╭─ DATA SHOWN

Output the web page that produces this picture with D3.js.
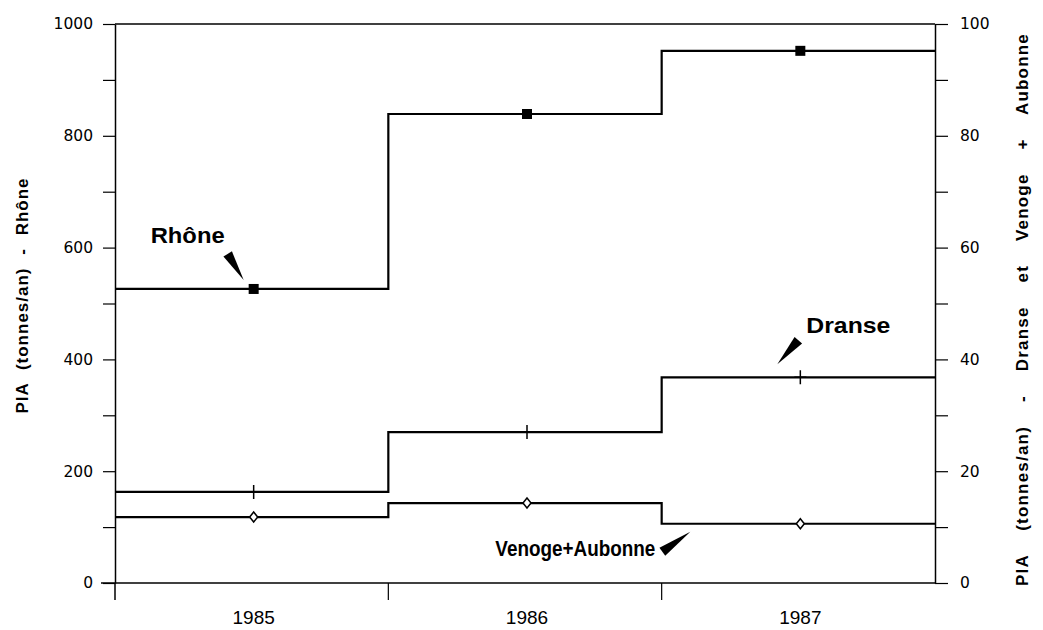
<!DOCTYPE html>
<html>
<head>
<meta charset="utf-8">
<script src="https://cdn.jsdelivr.net/npm/d3@7"></script>
<style>
  body { margin: 0; background: #fff; }
  svg { display: block; }
</style>
</head>
<body>
<div id="app"></div>
<script>
var svgWidth = 1043, svgHeight = 630;

// data
var years = [1985, 1986, 1987];
var rhone = [526, 839, 952];          // left axis, tonnes/an
var dranse = [16.3, 27.0, 36.8];      // right axis
var venoge = [11.8, 14.3, 10.6];      // right axis
var leftTicks = [0, 200, 400, 600, 800, 1000];
var rightTicks = [0, 20, 40, 60, 80, 100];

var margin = { top: 24, right: 108, bottom: 47, left: 115 };
var plotRight = svgWidth - margin.right;
var plotBottom = svgHeight - margin.bottom;
var sansFont = "'Liberation Sans', Arial, sans-serif";

var svg = d3.select('#app')
            .append("svg")
            .attr("width", svgWidth)
            .attr("height", svgHeight);

var x = d3.scaleLinear()
        .domain([years[0] - 0.5, years[years.length - 1] + 0.5])
        .range([margin.left, plotRight]);
var yL = d3.scaleLinear().domain([0, 1000]).range([plotBottom, margin.top]);
var yR = d3.scaleLinear().domain([0, 100]).range([plotBottom, margin.top]);

// AXES
var leftAxis = d3.axisLeft(yL)
        .tickValues(d3.range(0, 1001, 100))
        .tickFormat(function(d){ return leftTicks.indexOf(d) >= 0 ? d : ""; })
        .tickSize(12).tickPadding(10).tickSizeOuter(0);
var gL = svg.append("g").attr("transform", "translate(" + margin.left + ",0)").call(leftAxis);

var rightAxis = d3.axisRight(yR)
        .tickValues(d3.range(0, 101, 10))
        .tickFormat(function(d){ return rightTicks.indexOf(d) >= 0 ? d : ""; })
        .tickSize(13).tickPadding(12).tickSizeOuter(0);
var gR = svg.append("g").attr("transform", "translate(" + plotRight + ",0)").call(rightAxis);

[gL, gR].forEach(function(g){
    g.attr("font-family", "'DejaVu Sans', sans-serif").attr("font-size", 15.5);
    g.select(".domain").attr("stroke", "#000").attr("stroke-width", 1.5);
    g.selectAll(".tick line").attr("stroke", "#000").attr("stroke-width", 1.2);
    g.selectAll(".tick text").attr("fill", "#000");
});

// extend left axis below the baseline, baseline to the left
svg.append("line").attr("x1", margin.left).attr("x2", margin.left)
    .attr("y1", plotBottom).attr("y2", plotBottom + 17)
    .attr("stroke", "#000").attr("stroke-width", 1.5);
svg.append("line").attr("x1", margin.left - 14).attr("x2", plotRight)
    .attr("y1", plotBottom).attr("y2", plotBottom)
    .attr("stroke", "#000").attr("stroke-width", 1.5);
svg.append("line").attr("x1", margin.left).attr("x2", plotRight)
    .attr("y1", margin.top).attr("y2", margin.top)
    .attr("stroke", "#000").attr("stroke-width", 1.5);

// year boundaries ticks
svg.selectAll(".yearTick")
    .data(years.slice(1))
    .enter().append("line")
    .attr("class", "yearTick")
    .attr("x1", function(d){ return x(d - 0.5); })
    .attr("x2", function(d){ return x(d - 0.5); })
    .attr("y1", plotBottom).attr("y2", plotBottom + 17)
    .attr("stroke", "#000").attr("stroke-width", 1.2);

svg.selectAll(".yearLabel")
    .data(years)
    .enter().append("text")
    .attr("class", "yearLabel")
    .attr("x", function(d){ return x(d) + 2; })
    .attr("y", plotBottom + 41)
    .attr("text-anchor", "middle")
    .attr("font-family", sansFont)
    .attr("font-size", 19)
    .text(function(d){ return d; });

// axis titles
svg.append("text")
    .attr("transform", "translate(28," + ((margin.top + plotBottom) / 2 - 8) + ") rotate(-90)")
    .attr("text-anchor", "middle")
    .attr("font-family", sansFont).attr("font-weight", "bold").attr("font-size", 17)
    .style("letter-spacing", "1px").style("word-spacing", "7px")
    .text("PIA (tonnes/an) - Rhône");
svg.append("text")
    .attr("transform", "translate(1028," + ((margin.top + plotBottom) / 2 + 6) + ") rotate(-90)")
    .attr("text-anchor", "middle")
    .attr("font-family", sansFont).attr("font-weight", "bold").attr("font-size", 17)
    .style("letter-spacing", "1.2px").style("word-spacing", "18px")
    .text("PIA (tonnes/an) - Dranse et Venoge + Aubonne");

// STEP LINES
function stepData(vals) {
    var pts = vals.map(function(v, i){ return { x: years[i] - 0.5, v: v }; });
    pts.push({ x: years[years.length - 1] + 0.5, v: vals[vals.length - 1] });
    return pts;
}
var series = [
    { name: "Rhône", vals: rhone, y: yL },
    { name: "Dranse", vals: dranse, y: yR },
    { name: "Venoge+Aubonne", vals: venoge, y: yR }
];
series.forEach(function(s){
    var line = d3.line()
        .x(function(d){ return x(d.x); })
        .y(function(d){ return s.y(d.v); })
        .curve(d3.curveStepAfter);
    svg.append("path")
        .datum(stepData(s.vals))
        .attr("d", line)
        .attr("fill", "none")
        .attr("stroke", "#000")
        .attr("stroke-width", 2.2);
});

// MARKERS
svg.selectAll(".sq").data(rhone).enter().append("rect")
    .attr("x", function(d, i){ return x(years[i]) + 2 - 5; })
    .attr("y", function(d){ return yL(d) - 5; })
    .attr("width", 10).attr("height", 10).attr("fill", "#000");

svg.selectAll(".plus").data(dranse).enter().append("path")
    .attr("transform", function(d, i){ return "translate(" + (x(years[i]) + 2) + "," + yR(d) + ")"; })
    .attr("d", "M-6,0H6M0,-7V7")
    .attr("stroke", "#000").attr("stroke-width", 1.5).attr("fill", "none");

svg.selectAll(".dia").data(venoge).enter().append("path")
    .attr("transform", function(d, i){ return "translate(" + (x(years[i]) + 2) + "," + yR(d) + ")"; })
    .attr("d", "M0,-5L4,0L0,5L-4,0Z")
    .attr("stroke", "#000").attr("stroke-width", 1.5).attr("fill", "#fff");

// ANNOTATIONS (text + wedge pointer), anchored on a data point
var annots = [
    { text: "Rhône", yr: 1985, v: rhone[0], sc: yL, tx: -101, ty: -46, len: 74, base: [-24, -35], tip: [-8, -9] },
    { text: "Dranse", yr: 1987, v: dranse[2], sc: yR, tx: 8, ty: -44, len: 84, base: [0, -37], tip: [-21, -13] },
    { text: "Venoge+Aubonne", yr: 1987, v: venoge[2], sc: yR, tx: -303, ty: 32, len: 160, base: [-136, 28], tip: [-108, 8] }
];
annots.forEach(function(a){
    var px = x(a.yr), py = a.sc(a.v);
    svg.append("text")
        .attr("x", px + a.tx).attr("y", py + a.ty)
        .attr("font-family", sansFont).attr("font-weight", "bold").attr("font-size", 22)
        .attr("textLength", a.len).attr("lengthAdjust", "spacingAndGlyphs")
        .text(a.text);
    var bx = px + a.base[0], by = py + a.base[1];
    var tx = px + a.tip[0], ty = py + a.tip[1];
    var dx = tx - bx, dy = ty - by, len = Math.sqrt(dx * dx + dy * dy);
    var nx = -dy / len * 5, ny = dx / len * 5;
    svg.append("path")
        .attr("d", "M" + (bx + nx) + "," + (by + ny) + "L" + tx + "," + ty + "L" + (bx - nx) + "," + (by - ny) + "Z")
        .attr("fill", "#000");
});
</script>
</body>
</html>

╰─

DO THIS:
Every line of the data above should be quoted exactly. Omit the pictures.

COMPLETE RESPONSE:
Output the web page that produces this picture with D3.js.
<!DOCTYPE html>
<html>
<head>
<meta charset="utf-8">
<script src="https://cdn.jsdelivr.net/npm/d3@7"></script>
<style>
  body { margin: 0; background: #fff; }
  svg { display: block; }
</style>
</head>
<body>
<div id="app"></div>
<script>
var svgWidth = 1043, svgHeight = 630;

// data
var years = [1985, 1986, 1987];
var rhone = [526, 839, 952];          // left axis, tonnes/an
var dranse = [16.3, 27.0, 36.8];      // right axis
var venoge = [11.8, 14.3, 10.6];      // right axis
var leftTicks = [0, 200, 400, 600, 800, 1000];
var rightTicks = [0, 20, 40, 60, 80, 100];

var margin = { top: 24, right: 108, bottom: 47, left: 115 };
var plotRight = svgWidth - margin.right;
var plotBottom = svgHeight - margin.bottom;
var sansFont = "'Liberation Sans', Arial, sans-serif";

var svg = d3.select('#app')
            .append("svg")
            .attr("width", svgWidth)
            .attr("height", svgHeight);

var x = d3.scaleLinear()
        .domain([years[0] - 0.5, years[years.length - 1] + 0.5])
        .range([margin.left, plotRight]);
var yL = d3.scaleLinear().domain([0, 1000]).range([plotBottom, margin.top]);
var yR = d3.scaleLinear().domain([0, 100]).range([plotBottom, margin.top]);

// AXES
var leftAxis = d3.axisLeft(yL)
        .tickValues(d3.range(0, 1001, 100))
        .tickFormat(function(d){ return leftTicks.indexOf(d) >= 0 ? d : ""; })
        .tickSize(12).tickPadding(10).tickSizeOuter(0);
var gL = svg.append("g").attr("transform", "translate(" + margin.left + ",0)").call(leftAxis);

var rightAxis = d3.axisRight(yR)
        .tickValues(d3.range(0, 101, 10))
        .tickFormat(function(d){ return rightTicks.indexOf(d) >= 0 ? d : ""; })
        .tickSize(13).tickPadding(12).tickSizeOuter(0);
var gR = svg.append("g").attr("transform", "translate(" + plotRight + ",0)").call(rightAxis);

[gL, gR].forEach(function(g){
    g.attr("font-family", "'DejaVu Sans', sans-serif").attr("font-size", 15.5);
    g.select(".domain").attr("stroke", "#000").attr("stroke-width", 1.5);
    g.selectAll(".tick line").attr("stroke", "#000").attr("stroke-width", 1.2);
    g.selectAll(".tick text").attr("fill", "#000");
});

// extend left axis below the baseline, baseline to the left
svg.append("line").attr("x1", margin.left).attr("x2", margin.left)
    .attr("y1", plotBottom).attr("y2", plotBottom + 17)
    .attr("stroke", "#000").attr("stroke-width", 1.5);
svg.append("line").attr("x1", margin.left - 14).attr("x2", plotRight)
    .attr("y1", plotBottom).attr("y2", plotBottom)
    .attr("stroke", "#000").attr("stroke-width", 1.5);
svg.append("line").attr("x1", margin.left).attr("x2", plotRight)
    .attr("y1", margin.top).attr("y2", margin.top)
    .attr("stroke", "#000").attr("stroke-width", 1.5);

// year boundaries ticks
svg.selectAll(".yearTick")
    .data(years.slice(1))
    .enter().append("line")
    .attr("class", "yearTick")
    .attr("x1", function(d){ return x(d - 0.5); })
    .attr("x2", function(d){ return x(d - 0.5); })
    .attr("y1", plotBottom).attr("y2", plotBottom + 17)
    .attr("stroke", "#000").attr("stroke-width", 1.2);

svg.selectAll(".yearLabel")
    .data(years)
    .enter().append("text")
    .attr("class", "yearLabel")
    .attr("x", function(d){ return x(d) + 2; })
    .attr("y", plotBottom + 41)
    .attr("text-anchor", "middle")
    .attr("font-family", sansFont)
    .attr("font-size", 19)
    .text(function(d){ return d; });

// axis titles
svg.append("text")
    .attr("transform", "translate(28," + ((margin.top + plotBottom) / 2 - 8) + ") rotate(-90)")
    .attr("text-anchor", "middle")
    .attr("font-family", sansFont).attr("font-weight", "bold").attr("font-size", 17)
    .style("letter-spacing", "1px").style("word-spacing", "7px")
    .text("PIA (tonnes/an) - Rhône");
svg.append("text")
    .attr("transform", "translate(1028," + ((margin.top + plotBottom) / 2 + 6) + ") rotate(-90)")
    .attr("text-anchor", "middle")
    .attr("font-family", sansFont).attr("font-weight", "bold").attr("font-size", 17)
    .style("letter-spacing", "1.2px").style("word-spacing", "18px")
    .text("PIA (tonnes/an) - Dranse et Venoge + Aubonne");

// STEP LINES
function stepData(vals) {
    var pts = vals.map(function(v, i){ return { x: years[i] - 0.5, v: v }; });
    pts.push({ x: years[years.length - 1] + 0.5, v: vals[vals.length - 1] });
    return pts;
}
var series = [
    { name: "Rhône", vals: rhone, y: yL },
    { name: "Dranse", vals: dranse, y: yR },
    { name: "Venoge+Aubonne", vals: venoge, y: yR }
];
series.forEach(function(s){
    var line = d3.line()
        .x(function(d){ return x(d.x); })
        .y(function(d){ return s.y(d.v); })
        .curve(d3.curveStepAfter);
    svg.append("path")
        .datum(stepData(s.vals))
        .attr("d", line)
        .attr("fill", "none")
        .attr("stroke", "#000")
        .attr("stroke-width", 2.2);
});

// MARKERS
svg.selectAll(".sq").data(rhone).enter().append("rect")
    .attr("x", function(d, i){ return x(years[i]) + 2 - 5; })
    .attr("y", function(d){ return yL(d) - 5; })
    .attr("width", 10).attr("height", 10).attr("fill", "#000");

svg.selectAll(".plus").data(dranse).enter().append("path")
    .attr("transform", function(d, i){ return "translate(" + (x(years[i]) + 2) + "," + yR(d) + ")"; })
    .attr("d", "M-6,0H6M0,-7V7")
    .attr("stroke", "#000").attr("stroke-width", 1.5).attr("fill", "none");

svg.selectAll(".dia").data(venoge).enter().append("path")
    .attr("transform", function(d, i){ return "translate(" + (x(years[i]) + 2) + "," + yR(d) + ")"; })
    .attr("d", "M0,-5L4,0L0,5L-4,0Z")
    .attr("stroke", "#000").attr("stroke-width", 1.5).attr("fill", "#fff");

// ANNOTATIONS (text + wedge pointer), anchored on a data point
var annots = [
    { text: "Rhône", yr: 1985, v: rhone[0], sc: yL, tx: -101, ty: -46, len: 74, base: [-24, -35], tip: [-8, -9] },
    { text: "Dranse", yr: 1987, v: dranse[2], sc: yR, tx: 8, ty: -44, len: 84, base: [0, -37], tip: [-21, -13] },
    { text: "Venoge+Aubonne", yr: 1987, v: venoge[2], sc: yR, tx: -303, ty: 32, len: 160, base: [-136, 28], tip: [-108, 8] }
];
annots.forEach(function(a){
    var px = x(a.yr), py = a.sc(a.v);
    svg.append("text")
        .attr("x", px + a.tx).attr("y", py + a.ty)
        .attr("font-family", sansFont).attr("font-weight", "bold").attr("font-size", 22)
        .attr("textLength", a.len).attr("lengthAdjust", "spacingAndGlyphs")
        .text(a.text);
    var bx = px + a.base[0], by = py + a.base[1];
    var tx = px + a.tip[0], ty = py + a.tip[1];
    var dx = tx - bx, dy = ty - by, len = Math.sqrt(dx * dx + dy * dy);
    var nx = -dy / len * 5, ny = dx / len * 5;
    svg.append("path")
        .attr("d", "M" + (bx + nx) + "," + (by + ny) + "L" + tx + "," + ty + "L" + (bx - nx) + "," + (by - ny) + "Z")
        .attr("fill", "#000");
});
</script>
</body>
</html>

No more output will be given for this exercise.